With a narcissist, they have to believe their own hype or else the con doesn’t work as well, and while they have to be very selective in who they allow to get close regardless, it gives them that extra edge of believability. In essence, they use a glamour on themselves. Their lives are perpetual kayfabe, and the second that veil is lifted, everything goes to shit. They lose their hold on their prey, sometimes suddenly and sometimes gradually (usually a bit of both, honestly), and then they scramble to get back at least a vestige of what once was, the time before the curtain was torn down. They want the kayfabe to be real.
Keith told me that he was a spider, that all he wanted to do was drain me of whatever he could take, and the only thing that could stop it was walking in front of a train. A bit dramatic, now that I think about it, and pretty on brand for his usual performance standards, but at the time, I had been overwhelmed by everything that had happened the night before. After a lot of talking and driving around Columbia, SC, I convinced him to admit himself into a hospital. Over the next several days, he was allowed to call me once, and it was as (at the time) heartbreaking to hear him utter nonsense. He believed a dark magician had gone back in time to make sure we would have our house and car because they came preinstalled with interior cameras that would record all of the evils he committed. All he had to do was give the greenlight, and the entire world would know what a shit he was. I would be financially secure, apparently, as everyone would feel sorry for me and want to take care of me. A day or so after this conversation, I got a call from the hospital, saying he was being discharged.

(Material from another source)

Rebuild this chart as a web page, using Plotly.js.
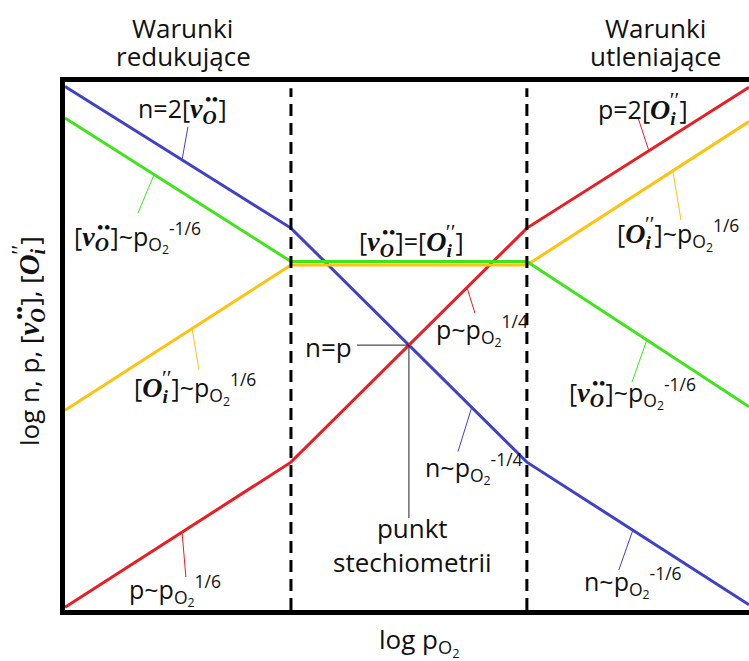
<!DOCTYPE html>
<html>
<head>
<meta charset="utf-8">
<script src="https://cdn.plot.ly/plotly-3.0.1.min.js"></script>
<style>
  body { margin: 0; background: #fff; }
  #plot { width: 749px; height: 661px; }
</style>
</head>
<body>
<div id="plot"></div>
<script>
// log pO2 (arbitrary units) at the break points of the Brouwer diagram
const logPO2 = [0, 10, 20.44, 30.27];

// log concentrations
const nValues = [5.95, 4.34, 1.68, 0.06];   // electrons
const pValues = [0.03, 1.68, 4.34, 5.94];   // holes
const vValues = [5.59, 3.96, 3.96, 2.31];   // oxygen vacancies
const oValues = [2.27, 3.92, 3.92, 5.55];   // interstitial oxygen

const boundaries = [10, 20.44];
const boundaryTop = 5.93;

const blue = '#4141c6';
const red = '#ec1c24';
const green = '#3fe41a';
const yellow = '#ffc20e';

const LAB = 25;

// Kröger-Vink symbols; negative letter-spacing puts the charge marks over the subscript
function vO(size = LAB) {
    const s = Math.round(size * 1.12);
    return '[<span style="font-family:\'Liberation Serif\';font-size:' + s + 'px"><b><i>v</i></b>' +
        '<sub style="letter-spacing:-' + Math.round(s * 0.43) + 'px"><b><i>O</i></b></sub><sup>••</sup></span>]';
}
function Oi(size = LAB) {
    const s = Math.round(size * 1.12);
    return '[<span style="font-family:\'Liberation Serif\';font-size:' + s + 'px"><b><i>O</i></b>' +
        '<sub style="letter-spacing:-' + Math.round(s * 0.2) + 'px"><b><i>i</i></b></sub>' +
        '<sup><span style="font-size:' + Math.round(s * 0.8) + 'px">′′</span></sup></span>]';
}
const pO2 = 'p<sub>O<sub>2</sub></sub>';

function interp(xs, ys, x) {
    for (let i = 0; i < xs.length - 1; i++) {
        if (x >= xs[i] && x <= xs[i + 1]) {
            return ys[i] + (ys[i + 1] - ys[i]) * (x - xs[i]) / (xs[i + 1] - xs[i]);
        }
    }
    return ys[ys.length - 1];
}

const data = [
    {x: logPO2, y: nValues, color: blue},
    {x: logPO2, y: pValues, color: red},
    {x: logPO2, y: oValues, color: yellow},
    {x: logPO2, y: vValues, color: green},
].map(s => ({
    x: s.x, y: s.y, type: 'scatter', mode: 'lines',
    line: {color: s.color, width: 3}, hoverinfo: 'skip'
}));

boundaries.forEach(b => {
    data.push({
        x: [b, b], y: [0, boundaryTop], type: 'scatter', mode: 'lines',
        line: {color: '#000', width: 3, dash: '12px,7px'}, hoverinfo: 'skip'
    });
});

// leader lines: curve, x on curve, far end
const leaders = [
    [nValues, 5.18, 5.44, 5.49, blue],
    [vValues, 3.94, 3.23, 4.51, green],
    [oValues, 5.62, 5.93, 2.73, yellow],
    [pValues, 5.18, 5.35, 0.375, red],
    [pValues, 17.79, 18.14, 3.375, red],
    [nValues, 18.0, 17.39, 1.80, blue],
    [pValues, 25.84, 25.35, 5.60, red],
    [oValues, 26.9, 27.26, 4.43, yellow],
    [vValues, 25.75, 25.09, 2.59, green],
    [nValues, 25.13, 24.51, 0.455, blue],
];

const shapes = leaders.map(l => ({
    type: 'line', xref: 'x', yref: 'y', layer: 'above',
    x0: l[1], y0: interp(logPO2, l[0], l[1]), x1: l[2], y1: l[3],
    line: {color: l[4], width: 1}
}));

// n = p crossing
const xCross = 10 + (nValues[1] - pValues[1]) / ((nValues[1] - nValues[2]) / (logPO2[2] - logPO2[1]) * 2);
const yCross = interp(logPO2, nValues, xCross);
shapes.push({type: 'line', xref: 'x', yref: 'y', layer: 'above', x0: 12.92, y0: yCross, x1: xCross, y1: yCross, line: {color: '#222', width: 1}});
shapes.push({type: 'line', xref: 'x', yref: 'y', layer: 'above', x0: xCross, y0: yCross, x1: xCross, y1: 1.045, line: {color: '#222', width: 1}});

const labels = [
    [5.22, 5.70, 'n=2' + vO(), LAB],
    [3.19, 4.24, vO() + '~' + pO2 + '<sup>-1/6</sup>', LAB],
    [15.35, 4.20, vO() + '=' + Oi(), LAB],
    [5.75, 2.53, Oi() + '~' + pO2 + '<sup>1/6</sup>', LAB],
    [4.87, 0.23, 'p~' + pO2 + '<sup>1/6</sup>', LAB],
    [11.64, 2.99, 'n=p', 26],
    [15.4, 0.74, 'punkt<br>stechiometrii', 26],
    [18.44, 3.18, 'p~' + pO2 + '<sup>1/4</sup>', LAB],
    [18.09, 1.61, 'n~' + pO2 + '<sup>-1/4</sup>', LAB],
    [25.6, 5.72, 'p=2' + Oi(), LAB],
    [27.12, 4.28, Oi() + '~' + pO2 + '<sup>1/6</sup>', LAB],
    [25.13, 2.47, vO() + '~' + pO2 + '<sup>-1/6</sup>', LAB],
    [25.13, 0.32, 'n~' + pO2 + '<sup>-1/6</sup>', LAB],
];

const fontOf = size => ({family: 'Open Sans, sans-serif', size: size, color: '#111'});

const annotations = labels.map(l => ({
    x: l[0], y: l[1], xref: 'x', yref: 'y', text: l[2], showarrow: false,
    xanchor: 'center', yanchor: 'middle', font: fontOf(l[3])
}));

// texts outside the frame placed in pixels, converted to paper units
const plotW = 749 - 65, plotH = 661 - 82 - 51;
const px = (x, y) => ({x: (x - 65) / plotW, y: (661 - 51 - y) / plotH});
const outside = [
    [182, 28, 'Warunki', 26, 0],
    [183, 56, 'redukujące', 26, 0],
    [655, 28, 'Warunki', 26, 0],
    [655, 56, 'utleniające', 26, 0],
    [419, 641, 'log ' + pO2, 26, 0],
    [28, 341, 'log n, p, ' + vO(26) + ', ' + Oi(26), 26, -90],
];
outside.forEach(o => {
    annotations.push(Object.assign({
        xref: 'paper', yref: 'paper', xanchor: 'center', yanchor: 'middle', showarrow: false,
        text: o[2], font: fontOf(o[3]), textangle: o[4]
    }, px(o[0], o[1])));
});

const layout = {
    width: 749, height: 661,
    margin: {l: 65, r: 0, t: 82, b: 51},
    paper_bgcolor: '#fff', plot_bgcolor: '#fff',
    showlegend: false,
    xaxis: {range: [0, 30.27], showline: true, mirror: true, linewidth: 5, linecolor: '#000',
            showgrid: false, zeroline: false, showticklabels: false, ticks: ''},
    yaxis: {range: [0, 6], showline: true, linewidth: 5, linecolor: '#000',
            showgrid: false, zeroline: false, showticklabels: false, ticks: ''},
    shapes: shapes,
    annotations: annotations
};

Plotly.newPlot('plot', data, layout, {staticPlot: true});
</script>
</body>
</html>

It’s a funny thing to find out that the reason your now-ex-husband mentally snapped because he was detoxing from alcohol abuse, especially when he had convinced you that it was the work of a bunch of people in South Africa that didn’t like him. Looking back now, I see all the signs; slightly yellow sclera of the eyes, slurred speech, extreme and irrational mood swings, sleeping out of our bedroom at night, random beer cans I’d find that looked newer than what the old owner of the house could have left behind. For the first time in five years, I saw the man I had married, standing in front of me, and did not recognize what I saw. He looked a bit broken, worn out, which makes sense. That veneer had peeled back, and no matter how much he would try over the next several months, it would never stick the same way again. I left him six months later.
To this day, part of me thinks that the events of the night he went crazy were just another part of his kayfabe, a last ditch effort to prevent me from learning the truth. Or was it actual spiritual warfare, where I could have been a casualty? I can never be truly sure there. The man is a seasoned storyteller, after all, even to some degree convincing himself of their truth.